• _Exercise brief_:
Extract the complete listing and repeat it word for word.

• _Data extract_:
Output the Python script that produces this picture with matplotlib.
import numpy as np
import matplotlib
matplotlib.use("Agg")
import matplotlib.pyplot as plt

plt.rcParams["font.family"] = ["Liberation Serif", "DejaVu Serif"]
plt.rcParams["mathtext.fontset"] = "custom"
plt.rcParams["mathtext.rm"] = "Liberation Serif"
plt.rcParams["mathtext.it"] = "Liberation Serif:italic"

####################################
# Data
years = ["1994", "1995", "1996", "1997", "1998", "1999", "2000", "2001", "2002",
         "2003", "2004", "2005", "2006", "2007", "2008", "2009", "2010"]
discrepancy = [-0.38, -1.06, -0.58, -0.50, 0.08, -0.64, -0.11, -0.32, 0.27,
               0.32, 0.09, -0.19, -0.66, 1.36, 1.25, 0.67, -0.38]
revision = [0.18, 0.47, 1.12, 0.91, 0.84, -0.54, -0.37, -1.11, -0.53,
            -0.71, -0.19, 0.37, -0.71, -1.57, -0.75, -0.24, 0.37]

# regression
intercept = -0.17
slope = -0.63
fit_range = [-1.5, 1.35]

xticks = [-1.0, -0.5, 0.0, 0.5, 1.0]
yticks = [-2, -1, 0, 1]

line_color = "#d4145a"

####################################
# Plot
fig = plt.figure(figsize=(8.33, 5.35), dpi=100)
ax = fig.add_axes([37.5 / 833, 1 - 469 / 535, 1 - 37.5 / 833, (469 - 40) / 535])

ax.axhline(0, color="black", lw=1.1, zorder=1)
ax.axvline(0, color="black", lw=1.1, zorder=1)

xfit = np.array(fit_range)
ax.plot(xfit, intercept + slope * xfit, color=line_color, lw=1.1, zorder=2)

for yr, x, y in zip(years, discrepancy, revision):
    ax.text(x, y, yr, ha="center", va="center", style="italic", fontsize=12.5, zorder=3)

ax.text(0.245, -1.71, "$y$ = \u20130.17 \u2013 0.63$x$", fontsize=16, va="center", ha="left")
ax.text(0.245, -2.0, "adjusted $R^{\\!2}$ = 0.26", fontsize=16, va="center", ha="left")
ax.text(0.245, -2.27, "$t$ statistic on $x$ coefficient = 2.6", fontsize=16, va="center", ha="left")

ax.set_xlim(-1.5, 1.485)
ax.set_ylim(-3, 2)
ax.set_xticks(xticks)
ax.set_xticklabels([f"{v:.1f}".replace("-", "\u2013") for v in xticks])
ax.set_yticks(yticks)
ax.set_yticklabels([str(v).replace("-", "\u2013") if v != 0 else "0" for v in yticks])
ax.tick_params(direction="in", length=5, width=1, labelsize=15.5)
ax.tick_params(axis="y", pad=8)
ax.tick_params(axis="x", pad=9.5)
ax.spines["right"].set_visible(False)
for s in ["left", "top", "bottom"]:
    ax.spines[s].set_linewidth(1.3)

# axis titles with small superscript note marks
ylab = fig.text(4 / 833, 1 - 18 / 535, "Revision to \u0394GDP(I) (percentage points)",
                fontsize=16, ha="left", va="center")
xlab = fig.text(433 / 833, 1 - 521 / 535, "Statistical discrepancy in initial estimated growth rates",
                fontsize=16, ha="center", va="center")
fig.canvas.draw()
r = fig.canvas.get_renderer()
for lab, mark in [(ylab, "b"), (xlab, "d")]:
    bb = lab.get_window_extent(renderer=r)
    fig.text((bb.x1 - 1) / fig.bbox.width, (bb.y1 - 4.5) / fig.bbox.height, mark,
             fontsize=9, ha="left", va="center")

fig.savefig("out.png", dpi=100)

• _Solution to the problem_:
Output the Python script that produces this picture with matplotlib.
import numpy as np
import matplotlib
matplotlib.use("Agg")
import matplotlib.pyplot as plt

plt.rcParams["font.family"] = ["Liberation Serif", "DejaVu Serif"]
plt.rcParams["mathtext.fontset"] = "custom"
plt.rcParams["mathtext.rm"] = "Liberation Serif"
plt.rcParams["mathtext.it"] = "Liberation Serif:italic"

####################################
# Data
years = ["1994", "1995", "1996", "1997", "1998", "1999", "2000", "2001", "2002",
         "2003", "2004", "2005", "2006", "2007", "2008", "2009", "2010"]
discrepancy = [-0.38, -1.06, -0.58, -0.50, 0.08, -0.64, -0.11, -0.32, 0.27,
               0.32, 0.09, -0.19, -0.66, 1.36, 1.25, 0.67, -0.38]
revision = [0.18, 0.47, 1.12, 0.91, 0.84, -0.54, -0.37, -1.11, -0.53,
            -0.71, -0.19, 0.37, -0.71, -1.57, -0.75, -0.24, 0.37]

# regression
intercept = -0.17
slope = -0.63
fit_range = [-1.5, 1.35]

xticks = [-1.0, -0.5, 0.0, 0.5, 1.0]
yticks = [-2, -1, 0, 1]

line_color = "#d4145a"

####################################
# Plot
fig = plt.figure(figsize=(8.33, 5.35), dpi=100)
ax = fig.add_axes([37.5 / 833, 1 - 469 / 535, 1 - 37.5 / 833, (469 - 40) / 535])

ax.axhline(0, color="black", lw=1.1, zorder=1)
ax.axvline(0, color="black", lw=1.1, zorder=1)

xfit = np.array(fit_range)
ax.plot(xfit, intercept + slope * xfit, color=line_color, lw=1.1, zorder=2)

for yr, x, y in zip(years, discrepancy, revision):
    ax.text(x, y, yr, ha="center", va="center", style="italic", fontsize=12.5, zorder=3)

ax.text(0.245, -1.71, "$y$ = \u20130.17 \u2013 0.63$x$", fontsize=16, va="center", ha="left")
ax.text(0.245, -2.0, "adjusted $R^{\\!2}$ = 0.26", fontsize=16, va="center", ha="left")
ax.text(0.245, -2.27, "$t$ statistic on $x$ coefficient = 2.6", fontsize=16, va="center", ha="left")

ax.set_xlim(-1.5, 1.485)
ax.set_ylim(-3, 2)
ax.set_xticks(xticks)
ax.set_xticklabels([f"{v:.1f}".replace("-", "\u2013") for v in xticks])
ax.set_yticks(yticks)
ax.set_yticklabels([str(v).replace("-", "\u2013") if v != 0 else "0" for v in yticks])
ax.tick_params(direction="in", length=5, width=1, labelsize=15.5)
ax.tick_params(axis="y", pad=8)
ax.tick_params(axis="x", pad=9.5)
ax.spines["right"].set_visible(False)
for s in ["left", "top", "bottom"]:
    ax.spines[s].set_linewidth(1.3)

# axis titles with small superscript note marks
ylab = fig.text(4 / 833, 1 - 18 / 535, "Revision to \u0394GDP(I) (percentage points)",
                fontsize=16, ha="left", va="center")
xlab = fig.text(433 / 833, 1 - 521 / 535, "Statistical discrepancy in initial estimated growth rates",
                fontsize=16, ha="center", va="center")
fig.canvas.draw()
r = fig.canvas.get_renderer()
for lab, mark in [(ylab, "b"), (xlab, "d")]:
    bb = lab.get_window_extent(renderer=r)
    fig.text((bb.x1 - 1) / fig.bbox.width, (bb.y1 - 4.5) / fig.bbox.height, mark,
             fontsize=9, ha="left", va="center")

fig.savefig("out.png", dpi=100)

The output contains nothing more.